Kudos to Bob Lord. He’s a local guy who ran for Congress as a Democrat in 2008 and is an associate fellow at the Institute for Policy Studies, so you know where he stands on the political spectrum.
The Republic picked up a piece he wrote titled “Absurd Inequity Is Threatening U.S.”
He drew a powerful picture of just how concentrated wealth has become at the top of the economic ladder.
Imagine the entire population lined up in order of wealth, measured by net worth. Bill Gates, the wealthiest American, would stand at the front of the line, and the poorest American at the back.

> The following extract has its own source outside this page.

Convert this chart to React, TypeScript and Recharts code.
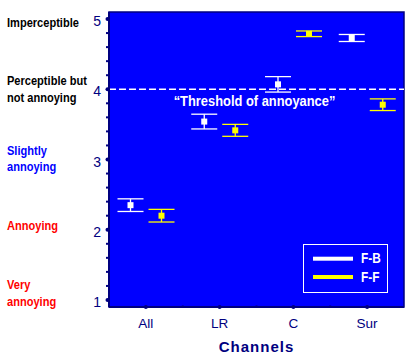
import React from 'react';
import { ComposedChart, Bar, ErrorBar, XAxis, YAxis, CartesianGrid, ReferenceLine, ReferenceArea, Legend } from 'recharts';

const channels = ['All', 'LR', 'C', 'Sur'];
const fbMean = [2.35, 3.54, 4.07, 4.73];
const fbErr = [0.09, 0.105, 0.11, 0.05];
const ffMean = [2.2, 3.415, 4.79, 3.78];
const ffErr = [0.09, 0.085, 0.04, 0.083];
const yTicks = [1, 1.2, 1.4, 1.6, 1.8, 2, 2.2, 2.4, 2.6, 2.8, 3, 3.2, 3.4, 3.6, 3.8, 4, 4.2, 4.4, 4.6, 4.8, 5];
const scaleLabels: Record<number, string[]> = {
  5: ['Imperceptible'],
  4: ['Perceptible but', 'not annoying'],
  3: ['Slightly', 'annoying'],
  2: ['Annoying'],
  1: ['Very', 'annoying'],
};
const seriesNames = ['F-B', 'F-F'];
const thresholdText = '\u201CThreshold of annoyance\u201D';

const data = channels.map((c, i) => ({ channel: c, fb: fbMean[i], fbErr: fbErr[i], ff: ffMean[i], ffErr: ffErr[i] }));

const NAVY = '#000080';
const labelColor: Record<number, string> = { 5: '#000000', 4: '#000000', 3: '#0000ff', 2: '#ff0000', 1: '#ff0000' };
const labelDy: Record<number, number[]> = { 5: [7.7], 4: [-3.8, 12.8], 3: [-5, 11.7], 2: [0], 1: [-10.7, 6] };
const FONT = 'Arial, "Liberation Sans", sans-serif';

const YTick = (props: any) => {
  const { x, y, payload } = props;
  const v = payload.value;
  const isMajor = Math.abs(v - Math.round(v)) < 1e-6;
  if (!isMajor) {
    return <rect x={x - 3} y={y - 1} width={3} height={2} fill={NAVY} />;
  }
  const key = Math.round(v);
  const lines = scaleLabels[key] || [];
  return (
    <g>
      <circle cx={x - 1.5} cy={y} r={2} fill={NAVY} />
      <text x={x - 8} y={y + 7} textAnchor="end" fontFamily={FONT} fontSize={14} fill={NAVY}>{key}</text>
      {lines.map((l, i) => (
        <text key={i} transform={`translate(7, ${y + labelDy[key][i]}) scale(0.82, 1)`} fontFamily={FONT} fontWeight="bold" fontSize={13.5} fill={labelColor[key]}>{l}</text>
      ))}
    </g>
  );
};

const XTick = (props: any) => {
  const { x, y, payload, index } = props;
  const half = payload.offset || 36.9;
  return (
    <g>
      <circle cx={x} cy={y} r={2} fill={NAVY} />
      {index < channels.length - 1 && <rect x={x + half - 1} y={y - 1.5} width={2} height={2} fill={NAVY} />}
      <text x={x} y={y + 20.5} textAnchor="middle" fontFamily={FONT} fontSize={13.5} fill={NAVY}>{payload.value}</text>
    </g>
  );
};

const squareShape = (color: string) => (props: any) => {
  const { x, y, width } = props;
  const cx = x + width / 2;
  return <rect x={cx - 3} y={y - 3} width={6} height={6} fill={color} />;
};

const renderLegend = (props: any) => {
  const payload = props.payload || [];
  return (
    <svg width={86} height={50} style={{ display: 'block' }}>
      <rect x={0.5} y={0.5} width={84} height={48} fill="none" stroke="#ffffff" strokeWidth={1} />
      {payload.map((p: any, i: number) => (
        <g key={i}>
          <rect x={10} y={12.7 + i * 18.3} width={40} height={4} fill={p.color} />
          <text transform={`translate(58, ${18.5 + i * 19.2}) scale(0.82, 1)`} fontFamily={FONT} fontWeight="bold" fontSize={14.5} fill="#ffffff">{p.value}</text>
        </g>
      ))}
    </svg>
  );
};

const ThresholdLabel = (props: any) => {
  const vb = props.viewBox || {};
  return (
    <text transform={`translate(${vb.x + vb.width / 2 - 2}, ${vb.y + 17}) scale(0.86, 1)`} textAnchor="middle" fontFamily={FONT} fontWeight="bold" fontSize={15} fill="#ffffff">{thresholdText}</text>
  );
};

export default function App() {
  return (
    <div style={{ position: 'absolute', left: 0, top: 0, width: 411, height: 359, background: '#ffffff' }}>
      <ComposedChart width={411} height={359} data={data} margin={{ top: 12, right: 7, bottom: 0, left: 0 }} barGap={0}>
        <CartesianGrid horizontal={false} vertical={false} fill="#0000ff" fillOpacity={1} />
        <XAxis
          dataKey="channel"
          height={52}
          tickLine={false}
          tickSize={0}
          tickMargin={0}
          axisLine={{ stroke: NAVY, strokeWidth: 2 }}
          tick={<XTick />}
          interval={0}
          label={{ value: 'Channels', position: 'insideBottom', offset: 7, fill: NAVY, fontFamily: FONT, fontWeight: 'bold', fontSize: 15, letterSpacing: 1 }}
        />
        <YAxis
          type="number"
          domain={[0.9, 5.1]}
          allowDataOverflow
          ticks={yTicks}
          interval={0}
          width={109}
          tickLine={false}
          tickSize={0}
          tickMargin={0}
          axisLine={{ stroke: NAVY, strokeWidth: 2 }}
          tick={<YTick />}
        />
        <ReferenceArea y1={0.9} y2={5.1} fill="none" stroke={NAVY} strokeWidth={1.5} ifOverflow="visible" />
        <ReferenceLine y={4} stroke="#ffffff" strokeWidth={1.5} strokeDasharray="7 3" label={<ThresholdLabel />} />
        <Bar dataKey="fb" name={seriesNames[0]} fill="#ffffff" barSize={31} shape={squareShape('#ffffff')} isAnimationActive={false}>
          <ErrorBar dataKey="fbErr" width={13} stroke="#ffffff" strokeWidth={1.3} direction="y" />
        </Bar>
        <Bar dataKey="ff" name={seriesNames[1]} fill="#ffff00" barSize={31} shape={squareShape('#ffff00')} isAnimationActive={false}>
          <ErrorBar dataKey="ffErr" width={13} stroke="#ffff00" strokeWidth={1.3} direction="y" />
        </Bar>
        <Legend
          layout="horizontal"
          verticalAlign="middle"
          align="center"
          content={renderLegend}
          wrapperStyle={{ position: 'absolute', left: 303, top: 244, width: 86, height: 50 }}
        />
      </ComposedChart>
    </div>
  );
}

Now, imagine a gate at the front of the line. Finally, imagine that Americans walk through the gate, one by one, starting with Microsoft’s billionaire founder, until the collective wealth of those who have passed through totals $1 trillion.
How many people belong to this trillion-dollar club?
Right now, according to the latest Forbes magazine calculations, just 51 Americans.
Ralph Lauren, the clothing designer with a net worth of $7.7 billion, would be 54th in line. He’d be locked out.
Now, flip that picture around, and put the poorest American at the head of the line. How many would have to pass through the gate until their collective wealth reaches a trillion dollars? 190 million.
Lord also points out that the top-of-the-ladder concentration of wealth is accelerating. In 1982, the 1,100 wealthiest Americans would have gone through the gate before their aggregate wealth hit a trillion dollars. If that 31 year trend holds 31 years into the future, just 12 people will be needed to hit the trillion dollar mark.
Lord concludes with an admonition that we “stop adopting economic and tax policies that are making the rich richer and the poor poorer.”
I don’t entirely disagree, but we also have to take technology into account. Every successful technological leap forward, from the horse drawn plow to the robotic welder in a modern car factory, increases efficiency and disrupts the economy, in good ways and bad. (“Increasing efficiency” is another way of saying “fewer person hours to do the same job.”)
How do we handle these disruptions? Not very well, so far. All I know for sure is that we’re pretty good at solving technical problems, but we really stink at solving social problems.